(What to do) Identify the lines that contain the word "this" and copy each one.

(Exercise data)
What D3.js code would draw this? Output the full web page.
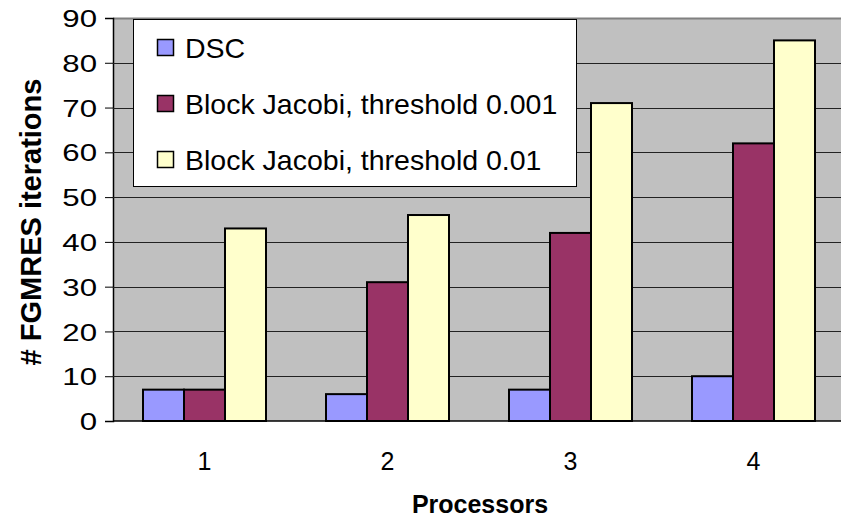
<!DOCTYPE html>
<html><head><meta charset="utf-8">
<script src="https://cdn.jsdelivr.net/npm/d3@7"></script>
<style>html,body{margin:0;padding:0;background:#fff;}svg{display:block;font-family:"Liberation Sans",Arial,sans-serif;}</style>
</head><body>
<svg id="c" width="841" height="519"></svg>
<script>
const categories = ["1","2","3","4"];
const seriesNames = ["DSC","Block Jacobi, threshold 0.001","Block Jacobi, threshold 0.01"];
const dsc = [7,6,7,10];
const bj001 = [7,31,42,62];
const bj01 = [43,46,71,85];
const yTicks = [0,10,20,30,40,50,60,70,80,90];
const colors = ["#9999FF","#993366","#FFFFCC"];
const series = [dsc,bj001,bj01];

const svg = d3.select("#c");
const L=113, T=18, R=845, B=421;
const x = d3.scaleBand().domain(categories).range([L,R]).paddingInner(0).paddingOuter(0);
const y = d3.scaleLinear().domain([0,90]).range([B,T]);
const barW = x.bandwidth()*41/183;
const gap = (x.bandwidth()-3*barW)/2;

svg.append("rect").attr("x",L).attr("y",T).attr("width",R-L).attr("height",B-T).attr("fill","#C0C0C0");
svg.append("line").attr("x1",L).attr("x2",R).attr("y1",T+0.5).attr("y2",T+0.5).attr("stroke","#808080").attr("stroke-width",2);

const yAxis = d3.axisLeft(y).tickValues(yTicks).tickSize(8).tickPadding(8);
const gy = svg.append("g").attr("transform",`translate(${L},0)`).call(yAxis);
gy.select(".domain").attr("stroke","#000").attr("stroke-width",1.5);
gy.selectAll(".tick line").attr("stroke","#000");
gy.selectAll("text").attr("font-size",24).attr("fill","#000").attr("font-family","Liberation Sans, Arial, sans-serif")
  .attr("x",0).attr("dy","0.36em").attr("transform","translate(-16,0) scale(1.3,1)");

svg.append("g").selectAll("line").data(yTicks.filter(v=>v>0&&v<90)).join("line")
  .attr("x1",L).attr("x2",R).attr("y1",d=>Math.round(y(d))+0.5).attr("y2",d=>Math.round(y(d))+0.5)
  .attr("stroke","#222").attr("stroke-width",1);

series.forEach((s,i)=>{
  svg.append("g").selectAll("rect").data(s).join("rect")
    .attr("x",(d,j)=>x(categories[j])+gap+i*barW)
    .attr("y",d=>y(d)).attr("width",barW).attr("height",d=>B-y(d))
    .attr("fill",colors[i]).attr("stroke","#000").attr("stroke-width",2);
});
svg.append("line").attr("x1",L).attr("x2",R).attr("y1",B).attr("y2",B).attr("stroke","#000").attr("stroke-width",1.5);

const xAxis = d3.axisBottom(x).tickSize(0).tickPadding(31);
const gx = svg.append("g").attr("transform",`translate(0,${B})`).call(xAxis);
gx.select(".domain").remove();
gx.selectAll("text").attr("font-size",25).attr("fill","#000").attr("font-family","Liberation Sans, Arial, sans-serif");

svg.append("text").attr("x",480).attr("y",513).attr("text-anchor","middle")
  .attr("font-size",25).attr("font-weight","bold").text("Processors");
svg.append("text").attr("transform","translate(41,222) rotate(-90)").attr("text-anchor","middle")
  .attr("font-size",29).attr("font-weight","bold").text("# FGMRES iterations");

const lg = svg.append("g");
lg.append("rect").attr("x",133.5).attr("y",19.5).attr("width",443).attr("height",167).attr("fill","#fff").attr("stroke","#000").attr("stroke-width",1);
seriesNames.forEach((n,i)=>{
  const cy = 48 + i*56;
  lg.append("rect").attr("x",157.5).attr("y",cy-8.5).attr("width",16).attr("height",16).attr("fill",colors[i]).attr("stroke","#000").attr("stroke-width",1.5);
  lg.append("text").attr("x",185).attr("y",cy+10).attr("font-size",28.5).text(n);
});
</script>
</body></html>
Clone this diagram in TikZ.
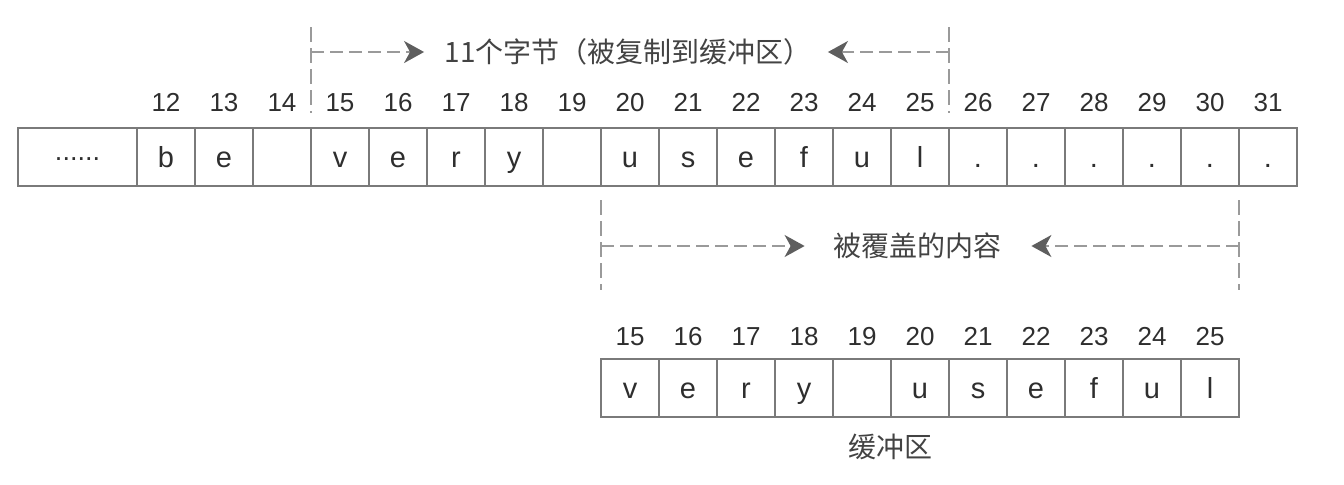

(Answer to the problem)
What D3.js code would draw this? Output the full web page.
Clone this diagram in TikZ.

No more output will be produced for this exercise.